The civil justice system has long struggled to resolve disputes over end-of-life transfers. The two most common grounds for challenging the validity of a gift, will, or trust— mental incapacity and undue influence—are vague, hinge on the state of mind of a dead person, and allow factfinders to substitute their own norms and preferences for the donor’s intent. In addition, the slayer doctrine—which prohibits killers from inheriting from their victims—has generated decades of constitutional challenges.

But recently, these controversial rules have migrated into an area where the stakes are significantly higher: the criminal justice system. For example, states have criminalized financial exploitation of an elder, which includes obtaining assets through undue influence. Likewise, prosecutors are bringing theft charges against people who accept transfers from mentally diminished owners. Finally, legislatures are experimenting with abuser statutes that extend the slayer doctrine by barring anyone from receiving property from the estate of a senior citizen whom they mistreated.

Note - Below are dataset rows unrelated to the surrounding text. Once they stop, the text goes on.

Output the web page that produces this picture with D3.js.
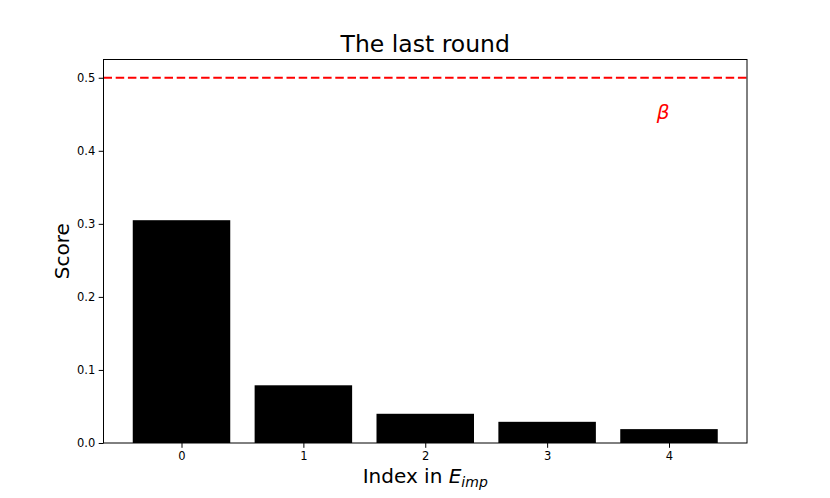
<!DOCTYPE html>
<html>
<head>
<meta charset="utf-8">
<script src="https://cdn.jsdelivr.net/npm/d3@7"></script>
<style>
  body { margin: 0; background: #fff; }
  text { font-family: "DejaVu Sans", sans-serif; }
</style>
</head>
<body>
<div id="chart"></div>
<script>
// bar data
const indices = [0, 1, 2, 3, 4];
const scores = [0.305, 0.079, 0.040, 0.029, 0.019];
const yTicks = [0.0, 0.1, 0.2, 0.3, 0.4, 0.5];
const beta = 0.5;

const W = 830, H = 498;
const margin = {top: 59.5, right: 83, bottom: 55, left: 103.5};

const svg = d3.select("#chart").append("svg")
  .attr("width", W).attr("height", H);

const x = d3.scaleLinear().domain([-0.64, 4.64]).range([margin.left, W - margin.right]);
const y = d3.scaleLinear().domain([0, 0.525]).range([H - margin.bottom, margin.top]);

// bars, width 0.8 in data units
svg.append("g").selectAll("rect")
  .data(indices)
  .join("rect")
    .attr("x", d => x(d - 0.4))
    .attr("width", d => x(d + 0.4) - x(d - 0.4))
    .attr("y", (d, i) => y(scores[i]))
    .attr("height", (d, i) => y(0) - y(scores[i]))
    .attr("fill", "#000");

// threshold line
svg.append("line")
  .attr("x1", x.range()[0]).attr("x2", x.range()[1])
  .attr("y1", y(beta)).attr("y2", y(beta))
  .attr("stroke", "red").attr("stroke-width", 1.8)
  .attr("stroke-dasharray", "8.5,3.7");

svg.append("text")
  .attr("x", x(3.9)).attr("y", y(0.443))
  .attr("fill", "red").attr("font-size", 20)
  .attr("font-style", "italic")
  .text("β");

// axes
const xAxis = svg.append("g")
  .attr("transform", `translate(0,${y(0)})`)
  .call(d3.axisBottom(x).tickValues(indices).tickFormat(d3.format("d")).tickSize(4.8).tickPadding(4));
const yAxis = svg.append("g")
  .attr("transform", `translate(${x.range()[0]},0)`)
  .call(d3.axisLeft(y).tickValues(yTicks).tickFormat(d3.format(".1f")).tickSize(4.8).tickPadding(3.5));

[xAxis, yAxis].forEach(g => {
  g.select(".domain").remove();
  g.selectAll("text").attr("font-size", 11.5).attr("font-family", "DejaVu Sans").attr("fill", "#000");
  g.selectAll("line").attr("stroke", "#000").attr("stroke-width", 1);
});

// frame
svg.append("rect")
  .attr("x", x.range()[0]).attr("y", y.range()[1])
  .attr("width", x.range()[1] - x.range()[0])
  .attr("height", y.range()[0] - y.range()[1])
  .attr("fill", "none").attr("stroke", "#000").attr("stroke-width", 1);

// title and labels
svg.append("text")
  .attr("x", (x.range()[0] + x.range()[1]) / 2).attr("y", 52)
  .attr("text-anchor", "middle").attr("font-size", 23.5)
  .text("The last round");

svg.append("text")
  .attr("transform", `translate(69,${(y.range()[0] + y.range()[1]) / 2}) rotate(-90)`)
  .attr("text-anchor", "middle").attr("font-size", 20)
  .text("Score");

const xl = svg.append("text")
  .attr("x", (x.range()[0] + x.range()[1]) / 2).attr("y", 483)
  .attr("text-anchor", "middle").attr("font-size", 20);
xl.append("tspan").text("Index in ");
xl.append("tspan").attr("font-style", "italic").text("E");
xl.append("tspan").attr("font-style", "italic").attr("font-size", 14).attr("dy", 4).text("imp");
</script>
</body>
</html>
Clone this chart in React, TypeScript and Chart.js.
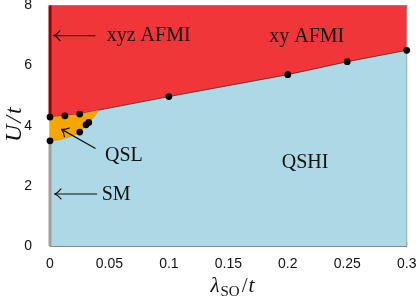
import React, { useEffect, useRef } from 'react';
import { Chart, registerables } from 'chart.js';

Chart.register(...registerables);

// ---- data ----
const boundaryX = [0, 0.0125, 0.025, 0.041, 0.1, 0.2, 0.25, 0.3];
const boundaryU = [4.29, 4.33, 4.39, 4.52, 4.97, 5.7, 6.13, 6.51];
const qslTopX = [0, 0.0125, 0.025, 0.041];
const qslTopU = [4.29, 4.33, 4.39, 4.52];
const qslBottomX = [0, 0.008, 0.016, 0.025, 0.0303, 0.0326, 0.037, 0.041];
const qslBottomU = [3.5, 3.54, 3.63, 3.79, 4.03, 4.11, 4.3, 4.52];
const pointX = [0, 0.0125, 0.025, 0, 0.025, 0.0303, 0.0326, 0.1, 0.2, 0.25, 0.3];
const pointU = [4.29, 4.33, 4.39, 3.5, 3.79, 4.03, 4.11, 4.97, 5.7, 6.13, 6.51];
const xyzLineX = [0, 0];
const xyzLineU = [4.29, 8];
const smLineX = [0, 0];
const smLineU = [0, 3.5];
const xTicks = [0, 0.05, 0.1, 0.15, 0.2, 0.25, 0.3];
const xTickLabels = ['0', '0.05', '0.1', '0.15', '0.2', '0.25', '0.3'];
const yTicks = [0, 2, 4, 6, 8];
const yTickLabels = ['0', '2', '4', '6', '8'];

const pts = (xs: number[], ys: number[]) => xs.map((x, i) => ({ x, y: ys[i] }));

const RED = 'rgb(240,54,56)';
const BLUE = 'rgb(173,216,230)';
const ORANGE = 'rgb(246,166,0)';
const DARKRED = 'rgb(150,0,0)';
const GRAY = 'rgb(160,160,160)';
const FRAME = 'rgb(130,140,145)';
const SERIF = '"Liberation Serif", "Times New Roman", serif';
const SANS = '"Liberation Sans", Arial, sans-serif';

function drawArrow(ctx: CanvasRenderingContext2D, x1: number, y1: number, x2: number, y2: number) {
  ctx.save();
  ctx.strokeStyle = '#111';
  ctx.lineWidth = 1.2;
  ctx.lineCap = 'round';
  ctx.beginPath();
  ctx.moveTo(x1, y1);
  ctx.lineTo(x2, y2);
  ctx.stroke();
  const a = Math.atan2(y2 - y1, x2 - x1);
  const ux = Math.cos(a), uy = Math.sin(a);
  const px = -uy, py = ux;
  for (const s of [1, -1]) {
    ctx.beginPath();
    ctx.moveTo(x2, y2);
    ctx.quadraticCurveTo(
      x2 - ux * 3 + px * s * 1.2, y2 - uy * 3 + py * s * 1.2,
      x2 - ux * 6 + px * s * 5, y2 - uy * 6 + py * s * 5
    );
    ctx.stroke();
  }
  ctx.restore();
}

const phasePlugin = {
  id: 'phasePlugin',
  beforeDatasetsDraw(chart: any) {
    const { ctx, chartArea: a, scales } = chart;
    const xs = scales.x, ys = scales.y;
    ctx.save();
    ctx.strokeStyle = FRAME;
    ctx.lineWidth = 1;
    ctx.strokeRect(a.left, a.top, a.right - a.left, a.bottom - a.top);
    ctx.beginPath();
    for (const v of xTicks) {
      const p = xs.getPixelForValue(v);
      ctx.moveTo(p, a.bottom); ctx.lineTo(p, a.bottom - 4);
      ctx.moveTo(p, a.top); ctx.lineTo(p, a.top + 4);
    }
    for (const v of yTicks) {
      const p = ys.getPixelForValue(v);
      ctx.moveTo(a.left, p); ctx.lineTo(a.left + 4, p);
      ctx.moveTo(a.right, p); ctx.lineTo(a.right - 4, p);
    }
    ctx.stroke();
    ctx.restore();
  },
  afterDatasetsDraw(chart: any) {
    const { ctx, chartArea: a, scales } = chart;
    const X = (v: number) => scales.x.getPixelForValue(v);
    const Y = (v: number) => scales.y.getPixelForValue(v);
    ctx.save();
    ctx.fillStyle = '#111';
    ctx.font = `20px ${SERIF}`;
    ctx.textBaseline = 'alphabetic';
    ctx.textAlign = 'left';
    ctx.fillText('xyz AFMI', X(0.0477), Y(6.82));
    ctx.fillText('SM', X(0.0435), Y(1.53));
    ctx.fillText('QSL', X(0.0463), Y(2.83));
    ctx.textAlign = 'center';
    ctx.fillText('xy AFMI', X(0.2159), Y(6.79));
    ctx.fillText('QSHI', X(0.2145), Y(2.595));
    drawArrow(ctx, X(0.0378), Y(7.0), X(0.0034), Y(7.0));
    drawArrow(ctx, X(0.0393), Y(1.73), X(0.0042), Y(1.73));
    drawArrow(ctx, X(0.0379), Y(3.25), X(0.0098), Y(3.88));

    // y title
    ctx.save();
    ctx.translate(15, (a.top + a.bottom) / 2 - 2);
    ctx.rotate(-Math.PI / 2);
    ctx.font = `italic 24px ${SERIF}`;
    (ctx as any).letterSpacing = '2px';
    ctx.textAlign = 'center';
    ctx.textBaseline = 'middle';
    ctx.fillText('U/t', 0, 0);
    ctx.restore();

    // x title: λ_SO / t
    ctx.textAlign = 'left';
    ctx.textBaseline = 'alphabetic';
    const big = `italic 21px ${SERIF}`;
    const sub = `15px ${SERIF}`;
    const up = `21px ${SERIF}`;
    ctx.font = big; const wL = ctx.measureText('λ').width;
    ctx.font = sub; const wS = ctx.measureText('SO').width;
    ctx.font = up; const wSl = ctx.measureText('/').width;
    ctx.font = big; const wT = ctx.measureText('t').width;
    const total = wL + 1 + wS + 2 + wSl + 1 + wT;
    let x0 = (a.left + a.right) / 2 + 4 - total / 2;
    const base = 292;
    ctx.font = big; ctx.fillText('λ', x0, base); x0 += wL + 1;
    ctx.font = sub; ctx.fillText('SO', x0, base + 4); x0 += wS + 2;
    ctx.font = up; ctx.fillText('/', x0, base); x0 += wSl + 1;
    ctx.font = big; ctx.fillText('t', x0, base);
    ctx.restore();
  },
};

export default function App() {
  const ref = useRef<HTMLCanvasElement | null>(null);
  useEffect(() => {
    if (!ref.current) return;
    const chart = new Chart(ref.current, {
      type: 'scatter',
      data: {
        datasets: [
          { data: pts(pointX, pointU), showLine: false, pointRadius: 3.4, pointBackgroundColor: '#000', pointBorderWidth: 0, clip: false } as any,
          { data: pts(xyzLineX, xyzLineU), showLine: true, borderColor: DARKRED, borderWidth: 3, pointRadius: 0, clip: false } as any,
          { data: pts(smLineX, smLineU), showLine: true, borderColor: GRAY, borderWidth: 3, pointRadius: 0, clip: false } as any,
          { data: pts(qslBottomX, qslBottomU), showLine: true, fill: 4, backgroundColor: ORANGE, borderColor: 'rgba(170,110,0,0.7)', borderWidth: 0.6, pointRadius: 0, tension: 0.3 } as any,
          { data: pts(qslTopX, qslTopU), showLine: true, fill: false, borderWidth: 0, borderColor: 'rgba(0,0,0,0)', pointRadius: 0 } as any,
          { data: pts(boundaryX, boundaryU), showLine: true, fill: 'end', backgroundColor: RED, borderColor: '#3a2a2a', borderWidth: 0.8, pointRadius: 0 } as any,
          { data: pts(boundaryX, boundaryU), showLine: true, fill: 'start', backgroundColor: BLUE, borderWidth: 0, borderColor: 'rgba(0,0,0,0)', pointRadius: 0 } as any,
        ],
      },
      options: {
        animation: false,
        responsive: false,
        maintainAspectRatio: false,
        layout: { padding: { top: 5.5, right: 12.3, left: 0, bottom: 0 } },
        plugins: { legend: { display: false }, tooltip: { enabled: false } },
        elements: { line: { tension: 0 } },
        scales: {
          x: {
            type: 'linear', min: 0, max: 0.3,
            afterBuildTicks: (s: any) => { s.ticks = xTicks.map((v) => ({ value: v })); },
            afterFit: (s: any) => { s.height = 53; s.paddingLeft = 0; s.paddingRight = 0; },
            ticks: {
              callback: (_v: any, i: number) => xTickLabels[i],
              font: { family: SANS, size: 14 }, color: '#111', padding: 2, maxRotation: 0, autoSkip: false,
            },
            grid: { display: false },
            border: { display: true, color: FRAME, width: 1 },
          },
          y: {
            type: 'linear', min: 0, max: 8,
            afterBuildTicks: (s: any) => { s.ticks = yTicks.map((v) => ({ value: v })); },
            afterFit: (s: any) => { s.width = 50; s.paddingTop = 0; s.paddingBottom = 0; },
            ticks: {
              callback: (_v: any, i: number) => yTickLabels[i],
              font: { family: SANS, size: 14 }, color: '#111', padding: 10, autoSkip: false,
            },
            grid: { display: false },
            border: { display: true, color: FRAME, width: 1 },
          },
        },
      } as any,
      plugins: [phasePlugin],
    });
    return () => chart.destroy();
  }, []);
  return (
    <div style={{ position: 'fixed', left: 0, top: 0, width: 419, height: 299, background: '#fff' }}>
      <canvas ref={ref} width={419} height={299} style={{ display: 'block', width: 419, height: 299 }} />
    </div>
  );
}
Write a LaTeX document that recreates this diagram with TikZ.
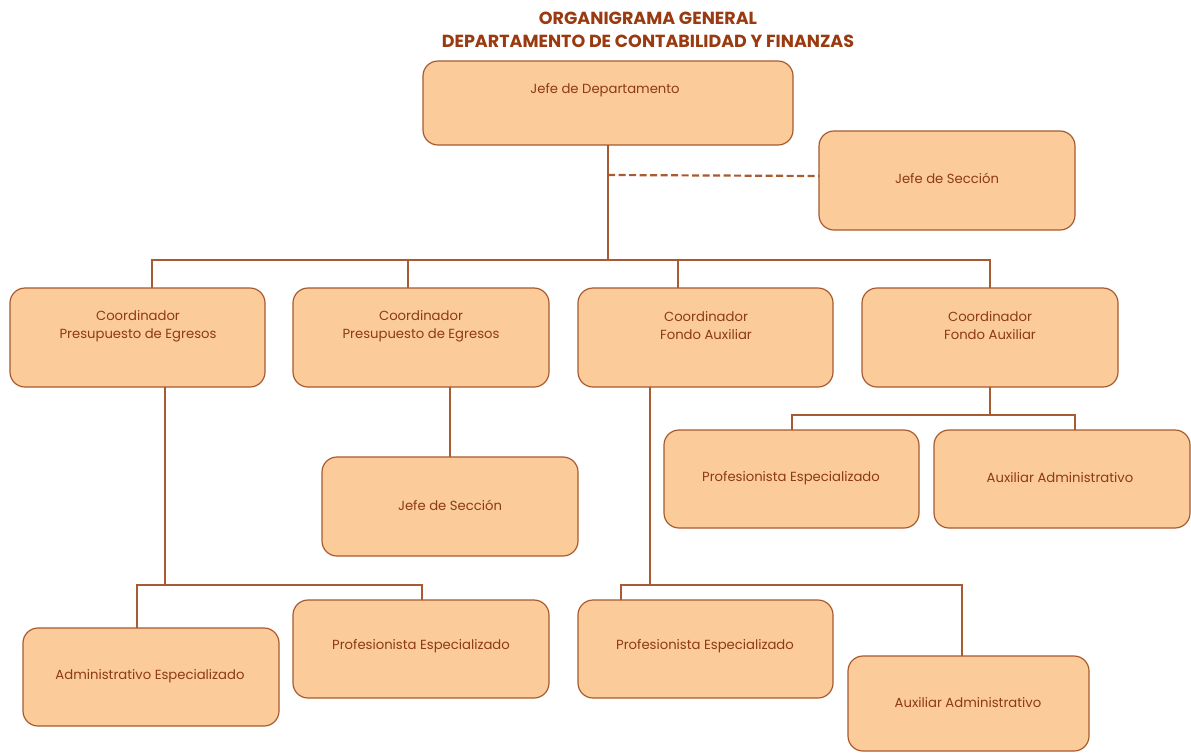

This Article evaluates the benefits and costs of this trend. It explains that these new sanctions deter elder abuse: wrongdoing that is rampant, pernicious, and underreported. Nevertheless, this Article exposes the dangers of criminalizing this unique area of law. First, criminal undue influence and the abuser doctrine may be unconstitutional in some situations. Second, inheritance crimes suffer from the flaws that make probate litigation so unreliable. Third, because inheritance law and criminal law have been traditionally understood as distinct, jurisdictions have not yet figured out how to gracefully merge them. Finally, this Article builds on these insights to argue that states should abolish criminal undue influence, harmonize civil and criminal rules, and create exceptions to abuser laws.